The plays we read this year – Oedipus, Antigone, and the Merchant of Venice are all plays that raise questions about society. Before reading the play, A Doll’s House, I was confused by the name of the play. I had completely no idea what the play is about, however, because of the confusing name of the play, it intrigued me more than the other plays did.
A Doll’s House, a thought-provoking play written by Henrik Ibsen, precisely describes the role of women in society. In the play, Nora, the housewife, always listens to her husband, Torvald. She does everything she could do to make her husband cheerful. She listens and obeys all his commands. This demonstrates the “expected trait” of women at the time of the play. Nora sacrifices herself for Torvald by borrowing money from Krogstad for Torvald for travelling to Italy to cure his sickness. She takes responsibility for everything because she uses to love him. On the contrary, Torvald thinks that everything Nora does is inevitable, and he is not grateful for that. He even prioritizes his reputation before Nora’s life. In Act III, which is the climax of the play, when Torvald finds out Nora lies to him and borrows money from Krogstad, his first reaction is to blame her for doing that and worrying about his reputation instead of asking Nora and try to understand the situation. His attitude changes significantly after Krogstad returns the IOU contract. “…Shame, shame!” (act III), he thinks what Nora does is a shame, despite the reason that action is to save Torvald’s life, to cure his sickness. From this scene, we can see the sacrificial role of women. Women are like a doll, a toy in play, when their owner is happy, it is treated nicely and respectfully; when their owner is in a bad mood, it is treated like a punching bag, who bears all his temper.

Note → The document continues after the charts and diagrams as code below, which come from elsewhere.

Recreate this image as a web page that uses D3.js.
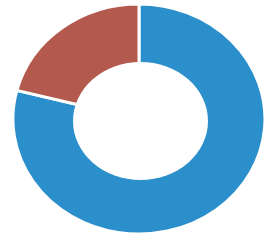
<!DOCTYPE html>
<html>
<head>
<meta charset="utf-8">
<script src="https://cdn.jsdelivr.net/npm/d3@7"></script>
<style>
  html, body { margin: 0; padding: 0; background: #fff; }
  svg { display: block; }
</style>
</head>
<body>
<svg id="chart" width="264" height="241"></svg>
<script>
// slice data (clockwise from 12 o'clock)
const labels = ["A", "B"];
const values = [79, 21];
const colors = ["#2b8fcb", "#b3594d"];

const svg = d3.select("#chart");

// the photo is a little squashed, so the ring is an ellipse
const outer = { cx: 139, cy: 119, rx: 126, ry: 115 };
const hole = { cx: 140.5, cy: 121, rx: 67.5, ry: 59 };

const pie = d3.pie().sort(null).value((d) => d.value);
const arc = d3.arc().innerRadius(0).outerRadius(1);

const slices = pie(labels.map((l, i) => ({ label: l, value: values[i] })));

const g = svg
    .append("g")
    .attr("transform", `translate(${outer.cx},${outer.cy}) scale(${outer.rx},${outer.ry})`);

g.selectAll("path")
    .data(slices)
    .enter()
    .append("path")
    .attr("d", arc)
    .attr("fill", (d, i) => colors[i])
    .attr("stroke", "#fff")
    .attr("stroke-width", 3)
    .attr("vector-effect", "non-scaling-stroke");

svg.append("ellipse")
    .attr("cx", hole.cx)
    .attr("cy", hole.cy)
    .attr("rx", hole.rx)
    .attr("ry", hole.ry)
    .attr("fill", "#fff");
</script>
</body>
</html>
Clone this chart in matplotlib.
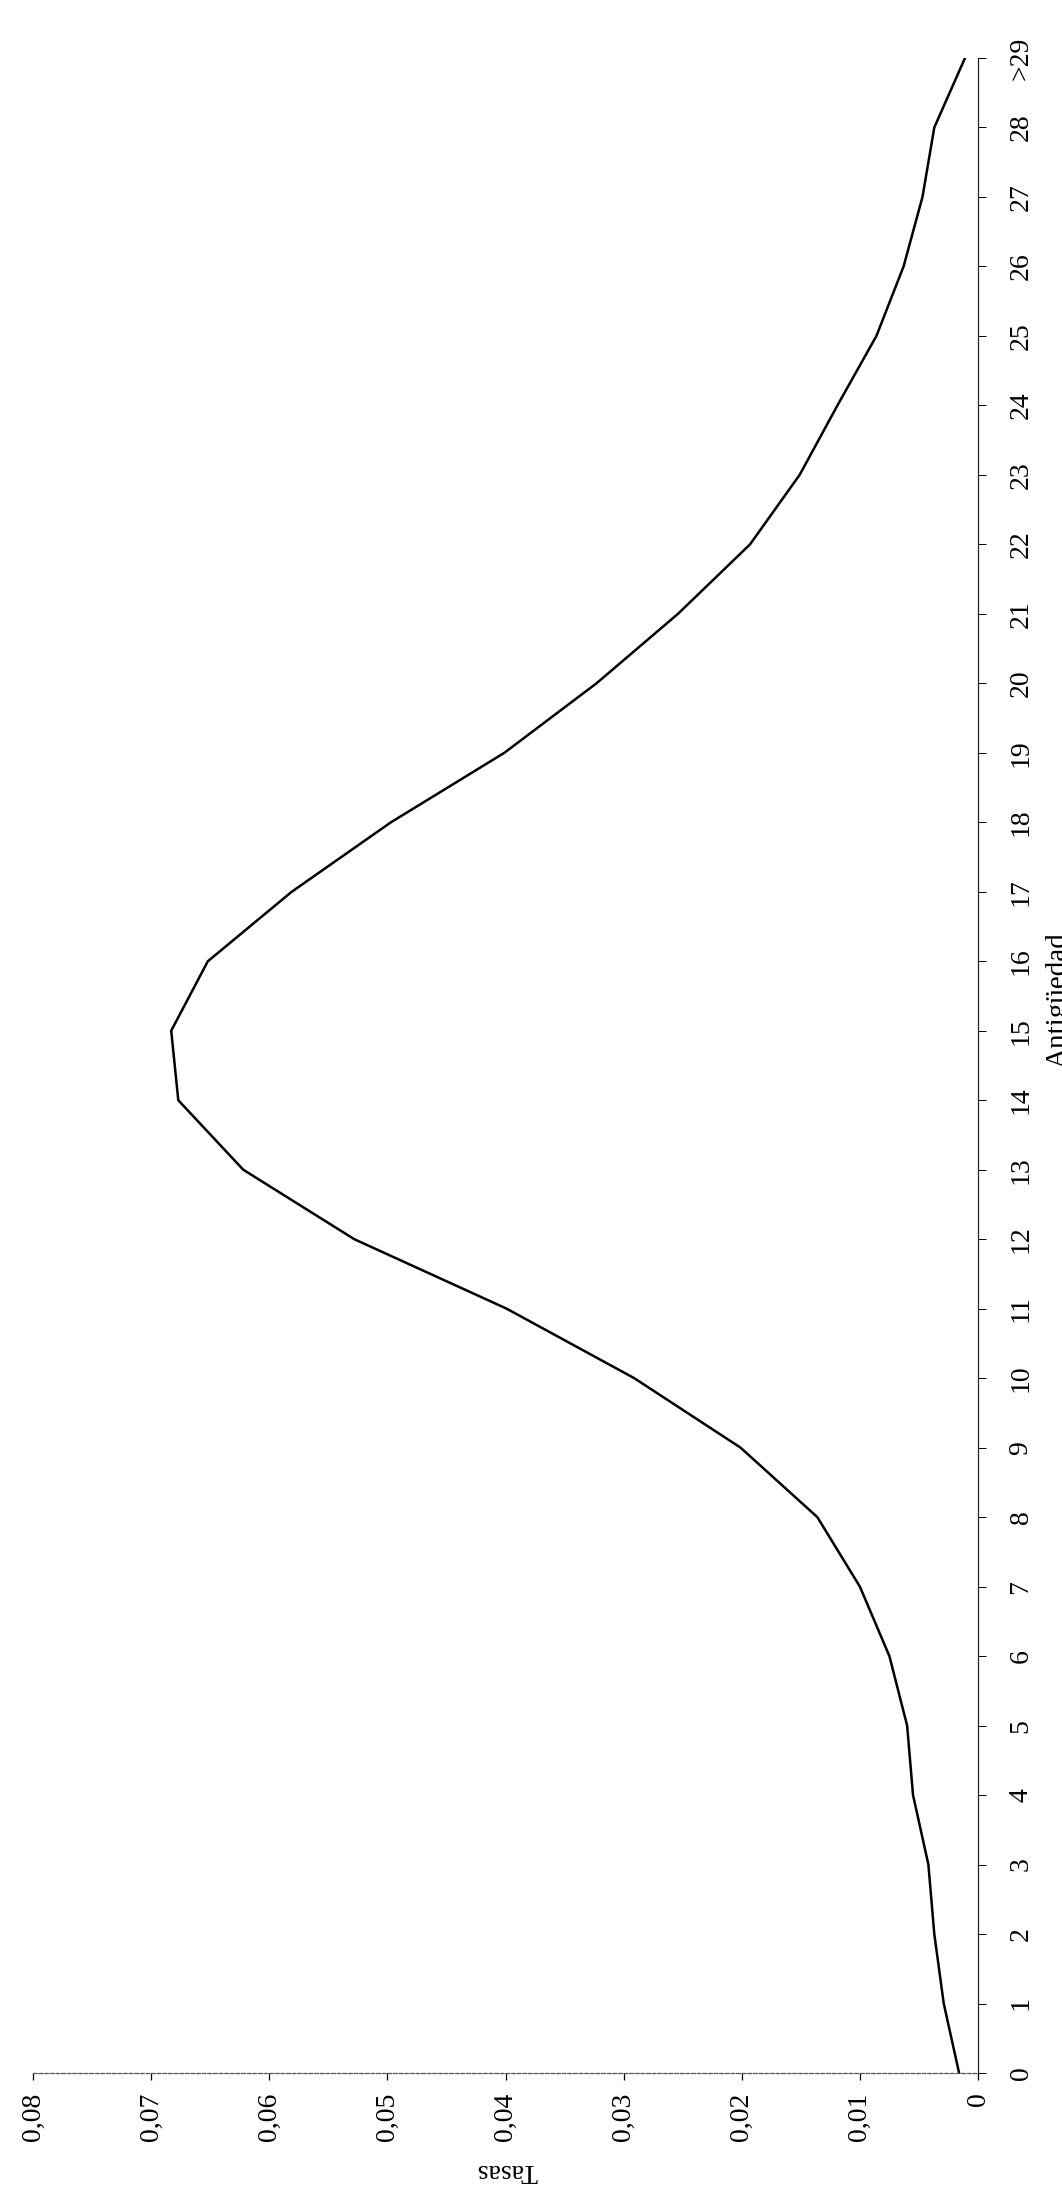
import matplotlib
matplotlib.use("Agg")
import matplotlib.pyplot as plt

plt.rcParams['font.family'] = ['Liberation Serif', 'DejaVu Serif']

# Antigüedad (years) and rates
antiguedad = list(range(30))
antiguedad_labels = [str(i) for i in range(29)] + ['>29']
tasas = [0.0016, 0.0029, 0.0037, 0.0042, 0.0055, 0.0060, 0.0075, 0.0100,
         0.0136, 0.0201, 0.0291, 0.0399, 0.0528, 0.0622, 0.0677, 0.0683,
         0.0652, 0.0581, 0.0497, 0.0401, 0.0323, 0.0254, 0.0193, 0.0151,
         0.0119, 0.0086, 0.0063, 0.0047, 0.0037, 0.0011]
tasas_ticks = [0.08, 0.07, 0.06, 0.05, 0.04, 0.03, 0.02, 0.01, 0.0]
tasas_tick_labels = ['0,08', '0,07', '0,06', '0,05', '0,04', '0,03', '0,02', '0,01', '0']

W, H = 1062, 2192
fig = plt.figure(figsize=(W / 100, H / 100), dpi=100)

# page is rotated: rates run right-to-left, seniority bottom-to-top
left, right = 33 / W, 978 / W
bottom, top = 1 - 2073 / H, 1 - 58 / H
ax = fig.add_axes([left, bottom, right - left, top - bottom])

ax.plot(tasas, antiguedad, color='black', linewidth=1.8)

ax.set_xlim(0.08, 0.0)
ax.set_ylim(0, 29)

ax.spines['top'].set_visible(False)
ax.spines['left'].set_visible(False)
ax.spines['bottom'].set_color('#555555')
ax.spines['bottom'].set_linewidth(0.9)
ax.spines['bottom'].set_linestyle((0, (3, 1.5)))
ax.spines['right'].set_color('#222222')
ax.spines['right'].set_linewidth(0.9)

ax.set_xticks(tasas_ticks)
ax.set_xticklabels(tasas_tick_labels, rotation=90, fontsize=20)
ax.tick_params(axis='x', direction='out', length=5, width=0.9, pad=9,
               colors='black')

ax.yaxis.tick_right()
ax.set_yticks(antiguedad)
ax.set_yticklabels(antiguedad_labels, rotation=90, fontsize=20, va='center')
ax.tick_params(axis='y', direction='out', length=6, width=0.7, pad=16,
               colors='black')

fig.text(507 / W, 1 - 2170 / H, 'Tasas', rotation=180, fontsize=20,
         ha='center', va='center')
fig.text(1046 / W, 1 - 1000 / H, 'Antigüedad', rotation=90, fontsize=21,
         ha='left', va='center')

fig.savefig('out.png', dpi=100)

One of the themes that derive from A Doll’s House is the influence of being honest with each other in a relationship. The conflicts in the play are all aroused by deception. Yet, the truth is always going to reveal itself. In Nora and Torvald’s relationship, deceit is a dominant part of it. Nora lies to Torvald and when the truth reveals, everything is irreversible. It reminds me to stay honest in every kind of relationship. No matter if it is romantic, family, or friends, being truthful to each other is essential.
Compare to Oedipus, Antigone, and the Merchant of Venice, which are the plays we read this year, A Doll’s House is the most straightforward, and the easiest to understand. The language in the play is informal with a simple and realistic plot. It is one of my favourite literature out of everything we read this year.